§ **Your objective**
Everything from the first line of the data through the line with "L, R, T, B = 125, 1190, 100, 742" is to be echoed exactly, minus the pictures.

§ **Dataset content**
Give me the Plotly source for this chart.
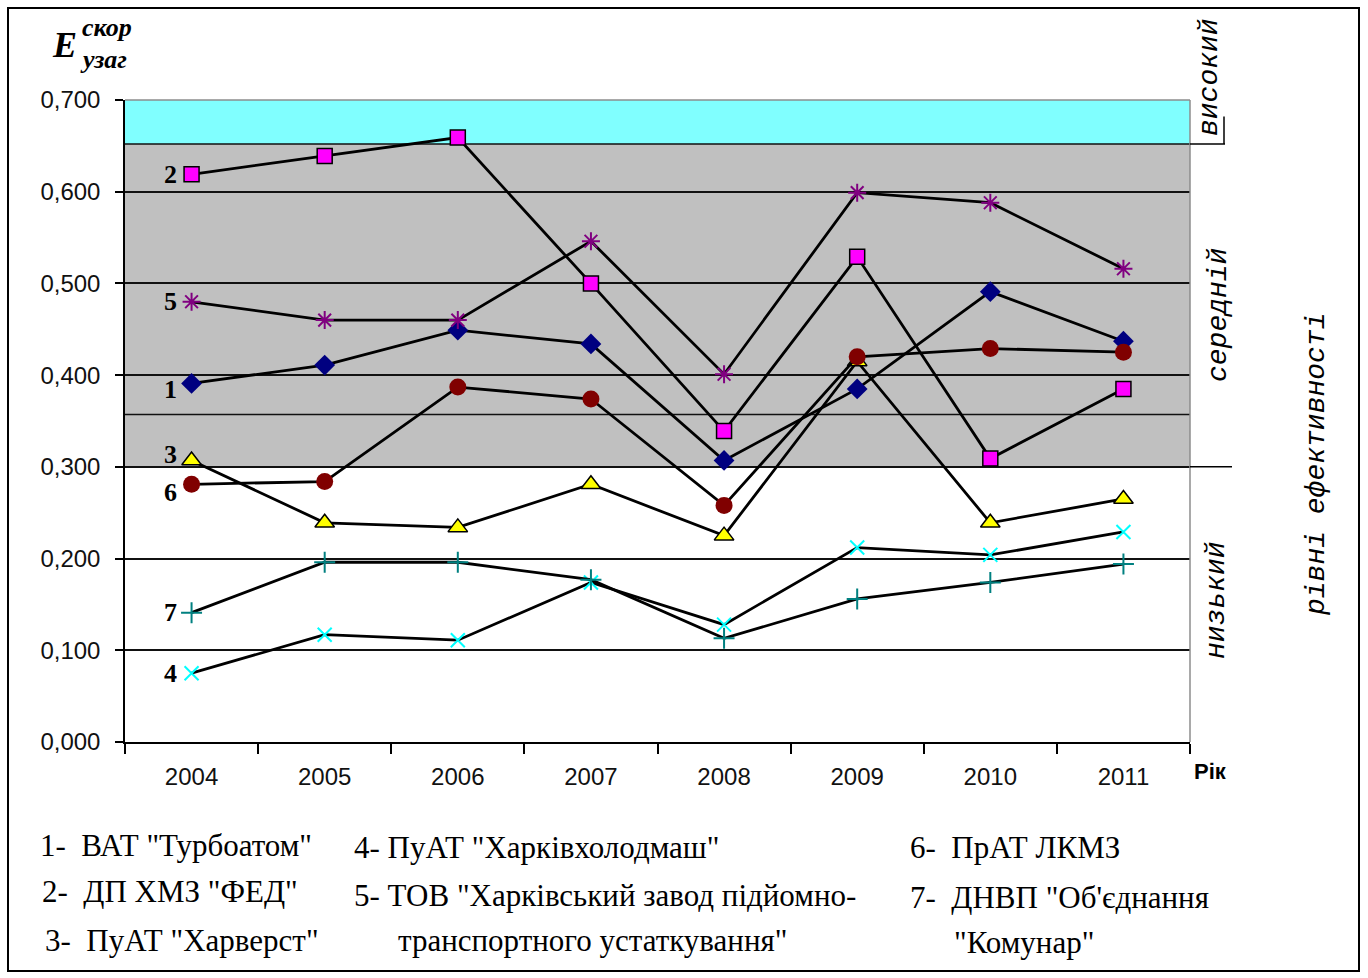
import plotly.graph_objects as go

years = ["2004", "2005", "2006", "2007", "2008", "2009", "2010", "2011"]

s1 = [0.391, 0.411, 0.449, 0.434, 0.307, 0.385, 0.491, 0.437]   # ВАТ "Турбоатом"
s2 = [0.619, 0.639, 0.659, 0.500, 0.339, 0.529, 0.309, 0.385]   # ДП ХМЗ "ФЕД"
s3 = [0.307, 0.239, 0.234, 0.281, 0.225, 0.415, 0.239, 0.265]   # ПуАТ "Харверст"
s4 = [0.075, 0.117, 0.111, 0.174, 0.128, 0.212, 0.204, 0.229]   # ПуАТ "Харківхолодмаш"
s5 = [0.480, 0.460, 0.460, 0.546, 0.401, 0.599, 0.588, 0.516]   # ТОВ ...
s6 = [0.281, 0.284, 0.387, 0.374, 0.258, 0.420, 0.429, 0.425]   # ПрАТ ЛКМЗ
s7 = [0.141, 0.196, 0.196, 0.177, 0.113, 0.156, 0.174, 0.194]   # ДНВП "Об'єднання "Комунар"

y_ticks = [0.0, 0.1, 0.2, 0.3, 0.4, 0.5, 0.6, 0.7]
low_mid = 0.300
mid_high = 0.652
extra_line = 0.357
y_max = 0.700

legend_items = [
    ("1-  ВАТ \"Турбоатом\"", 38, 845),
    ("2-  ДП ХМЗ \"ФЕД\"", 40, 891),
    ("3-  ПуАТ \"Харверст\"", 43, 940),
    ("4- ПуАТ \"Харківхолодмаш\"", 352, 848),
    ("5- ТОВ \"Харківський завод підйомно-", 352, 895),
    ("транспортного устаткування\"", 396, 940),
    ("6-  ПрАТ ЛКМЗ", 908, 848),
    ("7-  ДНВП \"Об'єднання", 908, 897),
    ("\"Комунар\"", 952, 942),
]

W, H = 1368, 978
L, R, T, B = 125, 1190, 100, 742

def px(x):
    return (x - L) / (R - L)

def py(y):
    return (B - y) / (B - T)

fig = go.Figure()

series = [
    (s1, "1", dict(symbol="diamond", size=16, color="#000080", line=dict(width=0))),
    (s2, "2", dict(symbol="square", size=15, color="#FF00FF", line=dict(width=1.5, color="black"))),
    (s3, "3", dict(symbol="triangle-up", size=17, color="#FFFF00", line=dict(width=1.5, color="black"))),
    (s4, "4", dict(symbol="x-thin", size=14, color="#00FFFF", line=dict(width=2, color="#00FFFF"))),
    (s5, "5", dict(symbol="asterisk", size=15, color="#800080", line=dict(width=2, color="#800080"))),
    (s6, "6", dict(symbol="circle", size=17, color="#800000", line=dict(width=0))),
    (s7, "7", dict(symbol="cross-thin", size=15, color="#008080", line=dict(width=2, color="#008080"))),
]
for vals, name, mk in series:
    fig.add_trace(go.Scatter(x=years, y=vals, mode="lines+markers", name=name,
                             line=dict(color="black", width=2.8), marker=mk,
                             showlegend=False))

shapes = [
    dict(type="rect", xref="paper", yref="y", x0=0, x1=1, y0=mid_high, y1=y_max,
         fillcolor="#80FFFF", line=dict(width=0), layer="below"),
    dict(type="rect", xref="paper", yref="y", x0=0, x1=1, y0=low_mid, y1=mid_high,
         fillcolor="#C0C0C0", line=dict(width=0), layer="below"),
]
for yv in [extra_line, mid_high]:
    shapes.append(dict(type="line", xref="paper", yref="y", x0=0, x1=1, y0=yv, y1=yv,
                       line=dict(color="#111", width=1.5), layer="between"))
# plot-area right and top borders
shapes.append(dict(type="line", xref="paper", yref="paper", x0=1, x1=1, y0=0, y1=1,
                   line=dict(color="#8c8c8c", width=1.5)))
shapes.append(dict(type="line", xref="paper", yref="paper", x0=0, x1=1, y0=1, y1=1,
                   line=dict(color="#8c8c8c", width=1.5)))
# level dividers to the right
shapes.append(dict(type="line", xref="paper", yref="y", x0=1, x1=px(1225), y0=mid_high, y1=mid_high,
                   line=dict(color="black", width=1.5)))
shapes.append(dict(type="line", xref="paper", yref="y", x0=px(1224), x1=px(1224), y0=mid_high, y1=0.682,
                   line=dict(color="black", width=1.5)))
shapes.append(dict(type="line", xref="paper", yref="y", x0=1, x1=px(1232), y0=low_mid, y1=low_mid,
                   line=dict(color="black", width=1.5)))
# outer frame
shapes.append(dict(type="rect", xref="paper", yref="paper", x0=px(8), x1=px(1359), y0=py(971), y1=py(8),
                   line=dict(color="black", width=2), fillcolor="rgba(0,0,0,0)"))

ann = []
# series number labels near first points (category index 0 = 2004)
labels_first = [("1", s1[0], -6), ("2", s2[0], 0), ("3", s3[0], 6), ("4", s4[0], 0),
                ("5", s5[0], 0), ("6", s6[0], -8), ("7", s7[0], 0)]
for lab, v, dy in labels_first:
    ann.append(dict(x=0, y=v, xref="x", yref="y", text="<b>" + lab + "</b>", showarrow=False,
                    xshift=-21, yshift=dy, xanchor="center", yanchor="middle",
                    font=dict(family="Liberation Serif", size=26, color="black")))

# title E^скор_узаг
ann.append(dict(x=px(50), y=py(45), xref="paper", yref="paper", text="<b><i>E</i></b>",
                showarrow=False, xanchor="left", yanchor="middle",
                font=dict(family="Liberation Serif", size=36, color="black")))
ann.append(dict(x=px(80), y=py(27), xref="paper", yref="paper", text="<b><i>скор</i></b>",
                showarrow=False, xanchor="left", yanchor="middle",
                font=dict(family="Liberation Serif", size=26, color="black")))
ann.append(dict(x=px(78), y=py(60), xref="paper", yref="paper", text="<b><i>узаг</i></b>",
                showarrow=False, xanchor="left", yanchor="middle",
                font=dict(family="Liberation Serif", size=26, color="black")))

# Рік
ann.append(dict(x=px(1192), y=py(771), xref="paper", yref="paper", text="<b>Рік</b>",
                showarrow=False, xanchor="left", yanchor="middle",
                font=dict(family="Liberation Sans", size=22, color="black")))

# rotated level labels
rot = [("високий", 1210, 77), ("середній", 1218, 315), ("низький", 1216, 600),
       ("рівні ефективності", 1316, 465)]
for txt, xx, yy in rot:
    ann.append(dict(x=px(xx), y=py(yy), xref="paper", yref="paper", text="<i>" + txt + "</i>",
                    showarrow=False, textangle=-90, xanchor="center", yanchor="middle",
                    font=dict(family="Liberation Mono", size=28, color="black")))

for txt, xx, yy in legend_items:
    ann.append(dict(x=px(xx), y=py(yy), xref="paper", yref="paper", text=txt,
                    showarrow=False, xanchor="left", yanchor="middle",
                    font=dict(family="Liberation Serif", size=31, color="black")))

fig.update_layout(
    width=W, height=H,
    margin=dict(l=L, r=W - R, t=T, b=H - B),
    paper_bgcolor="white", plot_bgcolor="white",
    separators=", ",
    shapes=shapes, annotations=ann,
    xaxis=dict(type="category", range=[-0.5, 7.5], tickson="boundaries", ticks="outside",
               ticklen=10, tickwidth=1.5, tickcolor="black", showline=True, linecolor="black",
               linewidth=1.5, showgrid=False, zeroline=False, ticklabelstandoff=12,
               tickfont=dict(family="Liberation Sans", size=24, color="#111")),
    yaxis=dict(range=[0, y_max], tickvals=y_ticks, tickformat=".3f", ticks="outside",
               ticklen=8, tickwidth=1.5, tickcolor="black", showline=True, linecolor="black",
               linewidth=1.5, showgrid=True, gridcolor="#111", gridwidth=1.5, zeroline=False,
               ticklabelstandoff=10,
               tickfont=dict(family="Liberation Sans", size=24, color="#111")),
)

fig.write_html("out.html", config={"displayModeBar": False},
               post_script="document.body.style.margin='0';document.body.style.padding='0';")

§ **Solved exercise**
Give me the Plotly source for this chart.
import plotly.graph_objects as go

years = ["2004", "2005", "2006", "2007", "2008", "2009", "2010", "2011"]

s1 = [0.391, 0.411, 0.449, 0.434, 0.307, 0.385, 0.491, 0.437]   # ВАТ "Турбоатом"
s2 = [0.619, 0.639, 0.659, 0.500, 0.339, 0.529, 0.309, 0.385]   # ДП ХМЗ "ФЕД"
s3 = [0.307, 0.239, 0.234, 0.281, 0.225, 0.415, 0.239, 0.265]   # ПуАТ "Харверст"
s4 = [0.075, 0.117, 0.111, 0.174, 0.128, 0.212, 0.204, 0.229]   # ПуАТ "Харківхолодмаш"
s5 = [0.480, 0.460, 0.460, 0.546, 0.401, 0.599, 0.588, 0.516]   # ТОВ ...
s6 = [0.281, 0.284, 0.387, 0.374, 0.258, 0.420, 0.429, 0.425]   # ПрАТ ЛКМЗ
s7 = [0.141, 0.196, 0.196, 0.177, 0.113, 0.156, 0.174, 0.194]   # ДНВП "Об'єднання "Комунар"

y_ticks = [0.0, 0.1, 0.2, 0.3, 0.4, 0.5, 0.6, 0.7]
low_mid = 0.300
mid_high = 0.652
extra_line = 0.357
y_max = 0.700

legend_items = [
    ("1-  ВАТ \"Турбоатом\"", 38, 845),
    ("2-  ДП ХМЗ \"ФЕД\"", 40, 891),
    ("3-  ПуАТ \"Харверст\"", 43, 940),
    ("4- ПуАТ \"Харківхолодмаш\"", 352, 848),
    ("5- ТОВ \"Харківський завод підйомно-", 352, 895),
    ("транспортного устаткування\"", 396, 940),
    ("6-  ПрАТ ЛКМЗ", 908, 848),
    ("7-  ДНВП \"Об'єднання", 908, 897),
    ("\"Комунар\"", 952, 942),
]

W, H = 1368, 978
L, R, T, B = 125, 1190, 100, 742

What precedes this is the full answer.